Establishing vegetation on the landfill has multiple significance: removal of contaminants, erosion prevention and control, as well as aesthetic effects. Phytoremediation is a promising technology for landfill remediation, as it can stabilize soil and, at the same time, remediate landfill leachate. Namely, phytoremediation, plant-based technologies, use green plants and their rhizospheric microorganisms to remediate contaminated sites (Sadowsky, 1999). Successful application of any phytoremediation system implies the selection and establishment of appropriate vegetation. Phytoremediation is evolving into a cost-effective means of managing wastes, especially excess petroleum hydrocarbons, polycyclic aromatic hydrocarbons, explosives, organic matter, nutrients and heavy metals (Nagendran, 2006). Phytoextraction, rhizofiltration, phytovolatilization, phytodegradation, rhizodegradation, hydraulic pumping, phytosorption and phytocapping are different types of phytoremediation based on the used mechanism (Nagendran, 2006).
Phytoextraction refers to the reduction of metal concentrations by cultivating plants with a high capacity for metal accumulation in shoots. Plants used for this purpose should ideally combine high metal accumulation in shoots and high biomass production (Pathak et al., 2012; Pathak et al., 2020).
Rhizofiltration is used for cleaning contaminated surface waters or wastewater by adsorption or precipitation of metals onto roots or absorption by roots or other submerged organs of metal-tolerant aquatic plants. For this purpose, plants must not only be metal-resistant but also have a high adsorption surface and must tolerate hypoxia (Pathak et al., 2012; Dushenkov et al., 1997; Horne, 2000; Poschenrieder & Coll, 2003).
Key Terms in this Chapter
Leachate: Liquid and suspended materials which it contains, which has percolated through or drained from a municipal solid waste disposal facility.
Sustainable Environmental Technology: Sustainable environmental technology is an umbrella term that describes innovation that considers natural resources and fosters economic and social development. The goal of these technologies is to drastically reduce environmental and ecological risks and to create a sustainable product.
Phytoremediation: The use of plants and the associated microorganisms, along with proper soil amendments and agronomic techniques to either contain, remove or render toxic environmental contaminants harmless.
Landfill (Sanitary Landfill): An engineered structure consisting of bottom liners, leachate collection and removal systems, and final covers. Landfills are designed both to store and to treat wastes.

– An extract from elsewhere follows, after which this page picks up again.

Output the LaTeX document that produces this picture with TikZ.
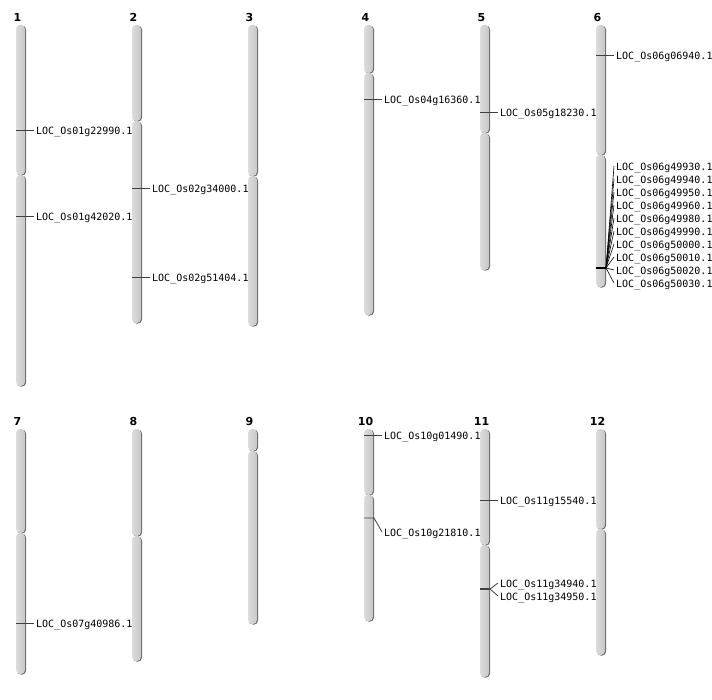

Dumpsite (Open Dumpsite): Open dumpsites are those where solid waste is deposited without planning and consideration for environmental and health standards and are illegal to establish or operate.
Landfill Gas: Gas produced by the anaerobic decomposition of solid wastes, and includes primarily methane and carbon dioxide, with lesser amounts of other gasses such as hydrogen, hydrogen sulphide, and numerous volatile organic compounds.
Municipal Solid Waste: Municipal solid wastes (MSW), trash or garbage, are heterogeneous mixture of residential, commercial, and industrial products (product packaging, grass clippings, furniture, clothing, bottles, food scraps, newspapers, appliances, paint, and batteries).
Environmental Impacts: Changes in the natural or built environment, resulting directly from an activity, that can have adverse effects on the air, land, water, fish, and wildlife or the inhabitants of the ecosystem.